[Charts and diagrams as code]
+ + + + + + +

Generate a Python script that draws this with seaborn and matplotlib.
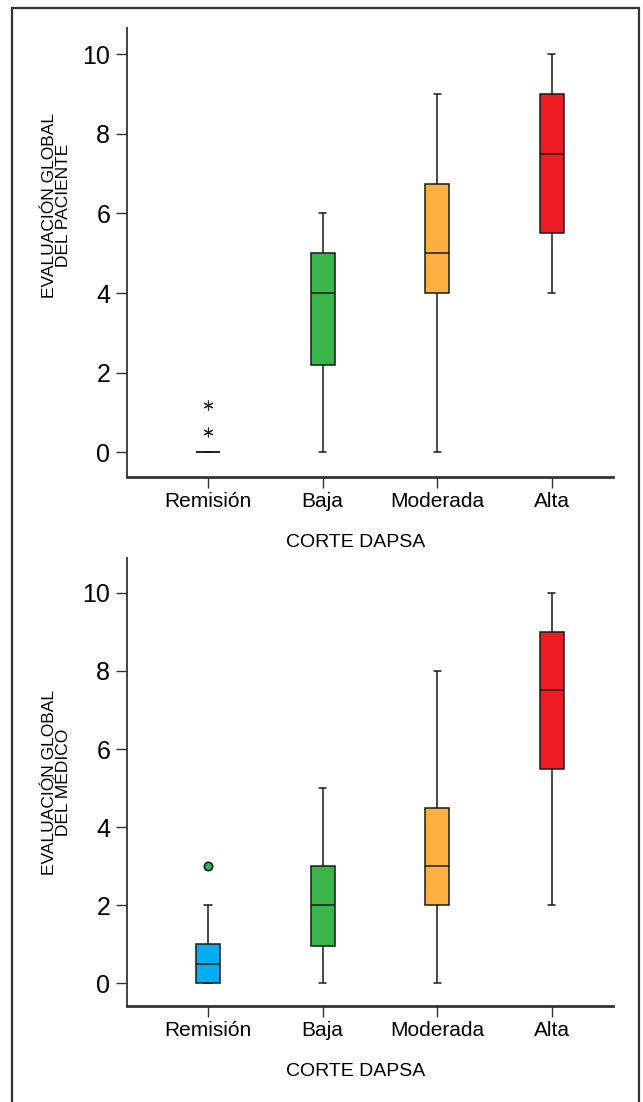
import matplotlib
matplotlib.use("Agg")
import matplotlib.pyplot as plt
from matplotlib.patches import Rectangle
import seaborn as sns
import pandas as pd

# categories of the DAPSA cut and their colours
categories = ["Remisión", "Baja", "Moderada", "Alta"]
colors = ["#00AEEF", "#39B54A", "#FBB040", "#ED1C24"]

# patient global assessment, scores
patient_remision = [0, 0, 0, 0, 0, 0, 0, 0.5, 1.2]
patient_baja = [0, 2.2, 4, 5, 6]
patient_moderada = [0, 4, 5, 6.75, 9]
patient_alta = [4, 5.5, 7.5, 9, 10]

# physician global assessment
medico_remision = [0, 0, 0, 0, 0.5, 1, 1, 2, 3]
medico_baja = [0, 0.95, 2, 3, 5]
medico_moderada = [0, 2, 3, 4.5, 8]
medico_alta = [2, 5.5, 7.5, 9, 10]

y_ticks = [0, 2, 4, 6, 8, 10]


def long_frame(groups):
    rows = []
    for cat, vals in zip(categories, groups):
        for v in vals:
            rows.append({"corte": cat, "valor": v})
    return pd.DataFrame(rows)


def draw_panel(ax, df, ylabel, ylim, flierprops, label_y):
    sns.boxplot(
        data=df, x="corte", y="valor", hue="corte", order=categories,
        hue_order=categories, palette=colors, saturation=1, width=0.21,
        whis=1.5, linecolor="#1a1a1a", linewidth=1.1, legend=False,
        flierprops=flierprops, ax=ax,
    )
    # short whisker caps like the original
    for cont in ax.containers:
        for cap in getattr(cont, "caps", []):
            xs = cap.get_xdata()
            c = (xs[0] + xs[1]) / 2
            cap.set_xdata([c - 0.032, c + 0.032])

    ax.set_xlim(-0.707, 3.532)
    ax.set_ylim(*ylim)
    ax.set_yticks(y_ticks)
    ax.set_xlabel("CORTE DAPSA", fontsize=14)
    ax.xaxis.set_label_coords(0.47, -0.128)
    ax.set_ylabel(ylabel, fontsize=12.5, linespacing=0.9)
    ax.yaxis.set_label_coords(-0.115, label_y)
    sns.despine(ax=ax)
    ax.spines["left"].set_linewidth(1.3)
    ax.spines["bottom"].set_linewidth(2.0)
    for s in ("left", "bottom"):
        ax.spines[s].set_color("#333333")
    ax.tick_params(axis="y", labelsize=18, length=8, width=1, pad=4, colors="#333333", labelcolor="black")
    ax.tick_params(axis="x", labelsize=15, length=8, width=1, pad=3, colors="#333333", labelcolor="black")


sns.set_style("ticks")
plt.rcParams["font.family"] = ["Liberation Sans", "DejaVu Sans"]
plt.rcParams["text.color"] = "black"
plt.rcParams["axes.labelcolor"] = "black"

fig = plt.figure(figsize=(6.43, 11.02), dpi=100)
ax1 = fig.add_axes([0.1975, 0.5674, 0.7555, 0.4072])
ax2 = fig.add_axes([0.1975, 0.0871, 0.7555, 0.4065])

star = dict(marker=(6, 2, 0), markersize=7, markerfacecolor="#222222",
            markeredgecolor="#222222", markeredgewidth=0.8)
dot = dict(marker="o", markersize=6, markerfacecolor="#2DB55D",
           markeredgecolor="#1a1a1a", markeredgewidth=1.2)

draw_panel(ax1, long_frame([patient_remision, patient_baja, patient_moderada, patient_alta]),
           "EVALUACIÓN GLOBAL\nDEL PACIENTE", (-0.613, 10.66), star, 0.605)
draw_panel(ax2, long_frame([medico_remision, medico_baja, medico_moderada, medico_alta]),
           "EVALUACIÓN GLOBAL\nDEL MÉDICO", (-0.58, 10.89), dot, 0.5)

# outer frame, open at the bottom edge of the image
fig.patches.append(Rectangle((11.7 / 643, -0.01), (639 - 11.7) / 643, 1 - 8.3 / 1102 + 0.01,
                             transform=fig.transFigure, fill=False,
                             edgecolor="#333333", linewidth=1.6))

fig.savefig("out.png", dpi=100)
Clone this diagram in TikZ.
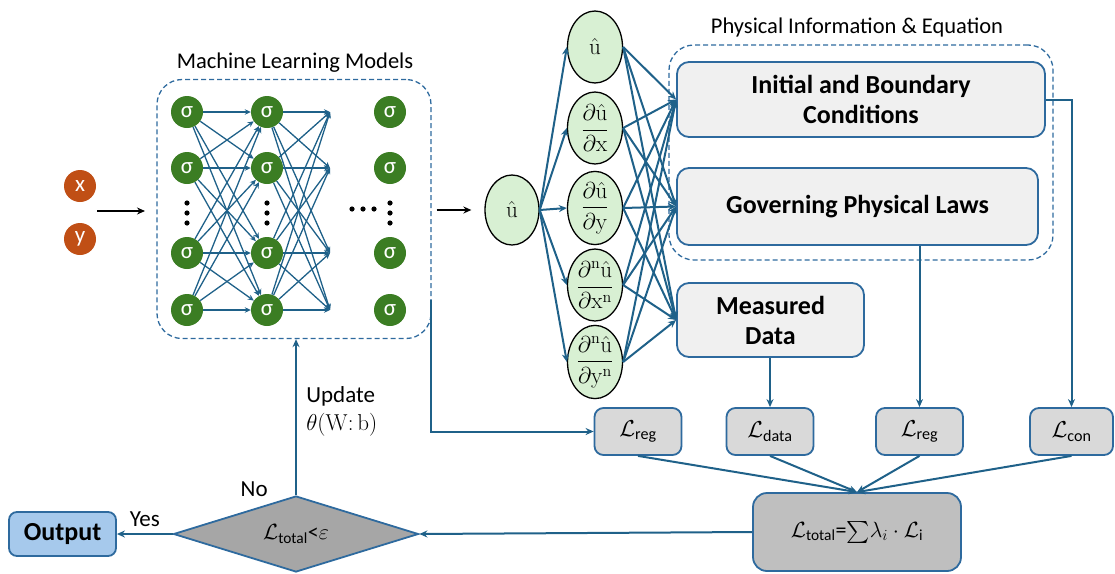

+ + + + + + +

Write out exactly the lines between the start of the data and the line with "cap.set_xdata([c - 0.032, c", including both, but none of the pictures.

#### RESPONSE TO THIS EXERCISE
Generate a Python script that draws this with seaborn and matplotlib.
import matplotlib
matplotlib.use("Agg")
import matplotlib.pyplot as plt
from matplotlib.patches import Rectangle
import seaborn as sns
import pandas as pd

# categories of the DAPSA cut and their colours
categories = ["Remisión", "Baja", "Moderada", "Alta"]
colors = ["#00AEEF", "#39B54A", "#FBB040", "#ED1C24"]

# patient global assessment, scores
patient_remision = [0, 0, 0, 0, 0, 0, 0, 0.5, 1.2]
patient_baja = [0, 2.2, 4, 5, 6]
patient_moderada = [0, 4, 5, 6.75, 9]
patient_alta = [4, 5.5, 7.5, 9, 10]

# physician global assessment
medico_remision = [0, 0, 0, 0, 0.5, 1, 1, 2, 3]
medico_baja = [0, 0.95, 2, 3, 5]
medico_moderada = [0, 2, 3, 4.5, 8]
medico_alta = [2, 5.5, 7.5, 9, 10]

y_ticks = [0, 2, 4, 6, 8, 10]


def long_frame(groups):
    rows = []
    for cat, vals in zip(categories, groups):
        for v in vals:
            rows.append({"corte": cat, "valor": v})
    return pd.DataFrame(rows)


def draw_panel(ax, df, ylabel, ylim, flierprops, label_y):
    sns.boxplot(
        data=df, x="corte", y="valor", hue="corte", order=categories,
        hue_order=categories, palette=colors, saturation=1, width=0.21,
        whis=1.5, linecolor="#1a1a1a", linewidth=1.1, legend=False,
        flierprops=flierprops, ax=ax,
    )
    # short whisker caps like the original
    for cont in ax.containers:
        for cap in getattr(cont, "caps", []):
            xs = cap.get_xdata()
            c = (xs[0] + xs[1]) / 2
            cap.set_xdata([c - 0.032, c + 0.032])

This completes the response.